TASK DIRECTIONS
Starting with the line that contains "What seaborn and" and stopping after the line that contains "mbb_centers = np.arange(10, 594, 4)", output every line exactly as it stands.

SUPPLIED MATERIAL
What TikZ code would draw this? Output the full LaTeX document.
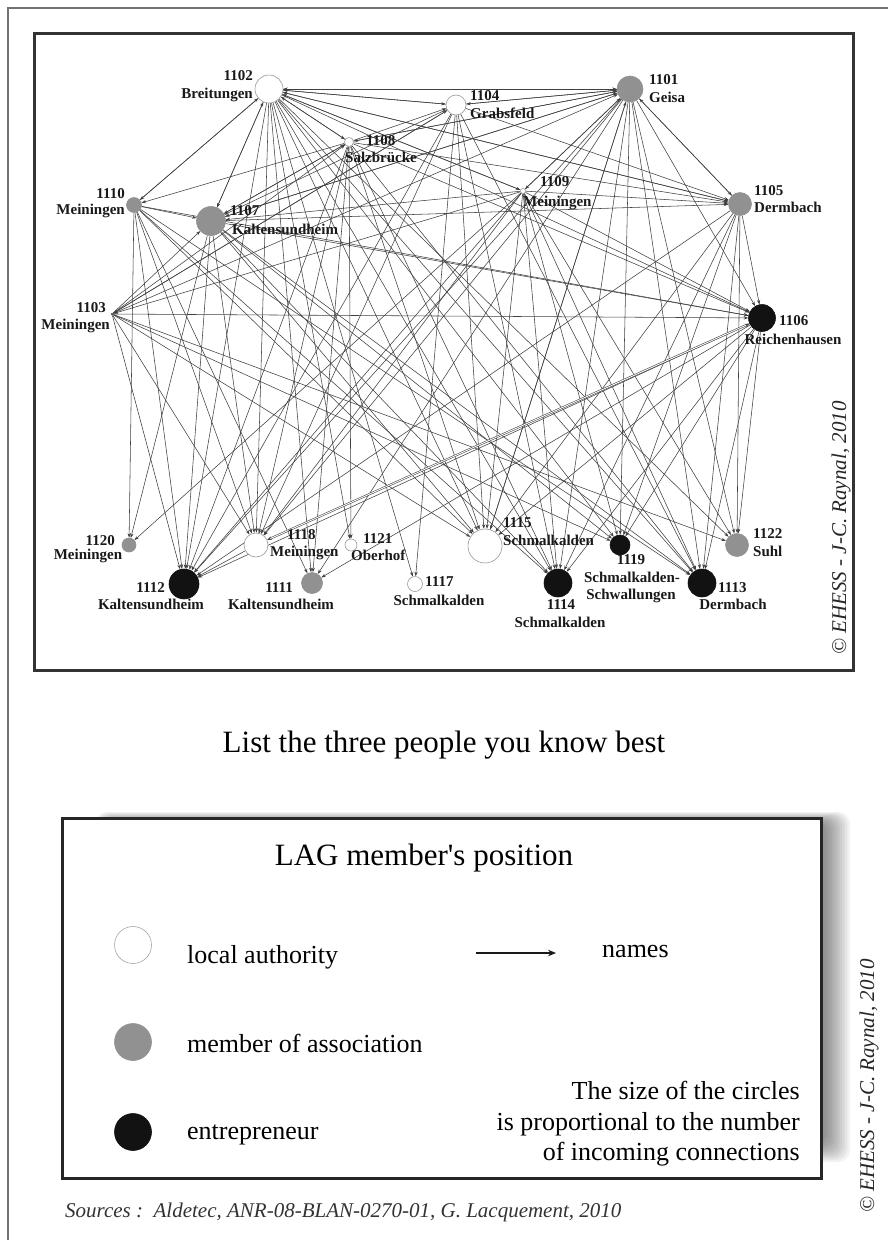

* * *

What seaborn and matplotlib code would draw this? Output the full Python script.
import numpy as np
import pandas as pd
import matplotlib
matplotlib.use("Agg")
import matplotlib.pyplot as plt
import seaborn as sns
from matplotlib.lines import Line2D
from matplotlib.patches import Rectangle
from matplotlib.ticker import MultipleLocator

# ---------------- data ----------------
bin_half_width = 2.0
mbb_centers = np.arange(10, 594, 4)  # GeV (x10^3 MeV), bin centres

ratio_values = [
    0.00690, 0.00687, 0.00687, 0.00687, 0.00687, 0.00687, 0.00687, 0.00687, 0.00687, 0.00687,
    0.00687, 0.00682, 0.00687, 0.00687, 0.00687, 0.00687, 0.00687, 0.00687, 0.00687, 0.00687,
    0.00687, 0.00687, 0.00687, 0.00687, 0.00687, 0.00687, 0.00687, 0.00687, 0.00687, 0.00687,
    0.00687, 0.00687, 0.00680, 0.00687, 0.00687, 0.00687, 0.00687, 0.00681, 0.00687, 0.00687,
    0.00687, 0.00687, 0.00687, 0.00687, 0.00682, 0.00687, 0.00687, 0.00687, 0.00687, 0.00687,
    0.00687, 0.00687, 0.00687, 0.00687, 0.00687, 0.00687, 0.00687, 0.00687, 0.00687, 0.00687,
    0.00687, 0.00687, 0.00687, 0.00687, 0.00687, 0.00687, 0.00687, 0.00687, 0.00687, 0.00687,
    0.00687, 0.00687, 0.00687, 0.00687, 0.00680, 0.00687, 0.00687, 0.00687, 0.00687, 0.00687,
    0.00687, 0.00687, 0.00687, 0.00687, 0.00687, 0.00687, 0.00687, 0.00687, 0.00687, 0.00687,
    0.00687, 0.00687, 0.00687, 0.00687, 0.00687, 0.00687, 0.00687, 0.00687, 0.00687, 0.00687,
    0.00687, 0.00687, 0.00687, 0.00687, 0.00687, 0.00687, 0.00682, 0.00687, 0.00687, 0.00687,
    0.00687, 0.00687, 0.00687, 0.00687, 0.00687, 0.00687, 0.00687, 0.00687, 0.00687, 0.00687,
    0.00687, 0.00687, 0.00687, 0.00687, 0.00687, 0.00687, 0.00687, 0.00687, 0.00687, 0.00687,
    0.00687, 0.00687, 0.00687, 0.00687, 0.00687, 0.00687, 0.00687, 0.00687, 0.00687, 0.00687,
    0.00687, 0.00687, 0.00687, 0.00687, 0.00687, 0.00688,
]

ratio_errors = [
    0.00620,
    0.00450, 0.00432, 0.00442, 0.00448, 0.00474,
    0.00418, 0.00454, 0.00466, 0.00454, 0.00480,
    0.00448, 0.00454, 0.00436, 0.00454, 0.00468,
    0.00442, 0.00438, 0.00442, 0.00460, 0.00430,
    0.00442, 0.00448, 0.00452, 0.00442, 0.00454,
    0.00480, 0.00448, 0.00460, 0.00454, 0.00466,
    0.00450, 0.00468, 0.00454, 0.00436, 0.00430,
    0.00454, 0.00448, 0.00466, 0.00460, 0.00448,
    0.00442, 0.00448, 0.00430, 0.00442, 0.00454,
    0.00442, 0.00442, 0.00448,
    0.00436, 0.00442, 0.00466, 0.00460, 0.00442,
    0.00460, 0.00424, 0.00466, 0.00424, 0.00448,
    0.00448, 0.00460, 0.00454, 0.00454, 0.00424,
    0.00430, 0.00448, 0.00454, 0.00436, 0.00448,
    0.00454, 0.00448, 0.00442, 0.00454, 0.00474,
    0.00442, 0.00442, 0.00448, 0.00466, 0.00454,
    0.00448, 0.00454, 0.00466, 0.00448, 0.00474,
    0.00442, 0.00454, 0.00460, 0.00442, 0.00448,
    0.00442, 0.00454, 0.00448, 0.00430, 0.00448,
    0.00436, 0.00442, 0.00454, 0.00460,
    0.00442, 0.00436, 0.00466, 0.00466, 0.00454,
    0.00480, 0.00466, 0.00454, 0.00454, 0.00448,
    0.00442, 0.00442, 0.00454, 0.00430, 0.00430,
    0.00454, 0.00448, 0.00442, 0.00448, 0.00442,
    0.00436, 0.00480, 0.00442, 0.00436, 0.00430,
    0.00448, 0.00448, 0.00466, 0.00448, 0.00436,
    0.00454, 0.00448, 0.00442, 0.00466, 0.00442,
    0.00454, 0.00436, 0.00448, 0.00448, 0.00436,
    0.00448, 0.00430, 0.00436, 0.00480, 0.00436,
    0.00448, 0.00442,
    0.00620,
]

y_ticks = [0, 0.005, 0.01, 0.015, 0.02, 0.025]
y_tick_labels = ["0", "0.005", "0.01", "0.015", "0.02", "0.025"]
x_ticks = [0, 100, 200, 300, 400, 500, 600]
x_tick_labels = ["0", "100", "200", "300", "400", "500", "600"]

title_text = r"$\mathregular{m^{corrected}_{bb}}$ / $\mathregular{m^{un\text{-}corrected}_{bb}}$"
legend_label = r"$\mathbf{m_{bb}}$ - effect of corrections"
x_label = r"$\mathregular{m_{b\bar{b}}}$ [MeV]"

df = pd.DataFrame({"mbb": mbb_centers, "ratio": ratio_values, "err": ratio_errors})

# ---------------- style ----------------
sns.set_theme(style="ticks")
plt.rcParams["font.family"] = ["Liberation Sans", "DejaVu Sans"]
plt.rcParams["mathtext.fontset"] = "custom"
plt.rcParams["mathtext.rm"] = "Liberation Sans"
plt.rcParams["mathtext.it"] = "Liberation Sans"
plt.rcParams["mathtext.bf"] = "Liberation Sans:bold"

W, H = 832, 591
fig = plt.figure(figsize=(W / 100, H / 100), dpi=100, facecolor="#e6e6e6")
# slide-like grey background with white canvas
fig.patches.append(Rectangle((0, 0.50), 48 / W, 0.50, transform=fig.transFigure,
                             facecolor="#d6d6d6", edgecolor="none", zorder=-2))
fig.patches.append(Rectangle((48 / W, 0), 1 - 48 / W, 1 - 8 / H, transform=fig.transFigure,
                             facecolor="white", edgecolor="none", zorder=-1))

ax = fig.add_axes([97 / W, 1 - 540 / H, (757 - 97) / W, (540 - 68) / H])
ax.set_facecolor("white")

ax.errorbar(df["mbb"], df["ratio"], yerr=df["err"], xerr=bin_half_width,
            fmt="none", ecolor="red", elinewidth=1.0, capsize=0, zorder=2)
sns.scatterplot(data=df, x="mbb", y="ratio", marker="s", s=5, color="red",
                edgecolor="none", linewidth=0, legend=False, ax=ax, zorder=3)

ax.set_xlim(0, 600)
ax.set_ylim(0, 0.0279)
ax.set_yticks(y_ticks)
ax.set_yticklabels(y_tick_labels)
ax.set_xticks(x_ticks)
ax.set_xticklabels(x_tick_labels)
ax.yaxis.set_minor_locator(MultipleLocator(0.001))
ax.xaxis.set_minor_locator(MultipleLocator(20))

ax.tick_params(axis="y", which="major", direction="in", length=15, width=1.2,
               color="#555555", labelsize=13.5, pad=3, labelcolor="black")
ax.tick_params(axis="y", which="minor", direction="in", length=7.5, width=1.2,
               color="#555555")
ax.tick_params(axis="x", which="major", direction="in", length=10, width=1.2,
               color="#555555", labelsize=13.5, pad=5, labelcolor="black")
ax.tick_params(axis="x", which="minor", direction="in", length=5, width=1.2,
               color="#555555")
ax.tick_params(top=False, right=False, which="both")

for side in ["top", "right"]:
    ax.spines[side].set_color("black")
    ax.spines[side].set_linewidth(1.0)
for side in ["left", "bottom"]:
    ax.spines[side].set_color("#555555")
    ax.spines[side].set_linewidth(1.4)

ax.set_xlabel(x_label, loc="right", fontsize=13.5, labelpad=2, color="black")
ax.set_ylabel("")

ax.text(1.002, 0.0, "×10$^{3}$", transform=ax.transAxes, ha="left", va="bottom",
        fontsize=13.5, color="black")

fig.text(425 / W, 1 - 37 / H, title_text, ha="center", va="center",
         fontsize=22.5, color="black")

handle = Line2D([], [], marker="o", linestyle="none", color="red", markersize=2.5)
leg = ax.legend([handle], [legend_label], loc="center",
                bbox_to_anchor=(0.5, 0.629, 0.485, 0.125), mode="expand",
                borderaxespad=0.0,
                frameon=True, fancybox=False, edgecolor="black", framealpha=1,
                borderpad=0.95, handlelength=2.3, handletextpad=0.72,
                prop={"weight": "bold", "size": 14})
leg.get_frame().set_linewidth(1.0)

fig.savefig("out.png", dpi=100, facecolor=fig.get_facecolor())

RESPONSE
What seaborn and matplotlib code would draw this? Output the full Python script.
import numpy as np
import pandas as pd
import matplotlib
matplotlib.use("Agg")
import matplotlib.pyplot as plt
import seaborn as sns
from matplotlib.lines import Line2D
from matplotlib.patches import Rectangle
from matplotlib.ticker import MultipleLocator

# ---------------- data ----------------
bin_half_width = 2.0
mbb_centers = np.arange(10, 594, 4)  # GeV (x10^3 MeV), bin centres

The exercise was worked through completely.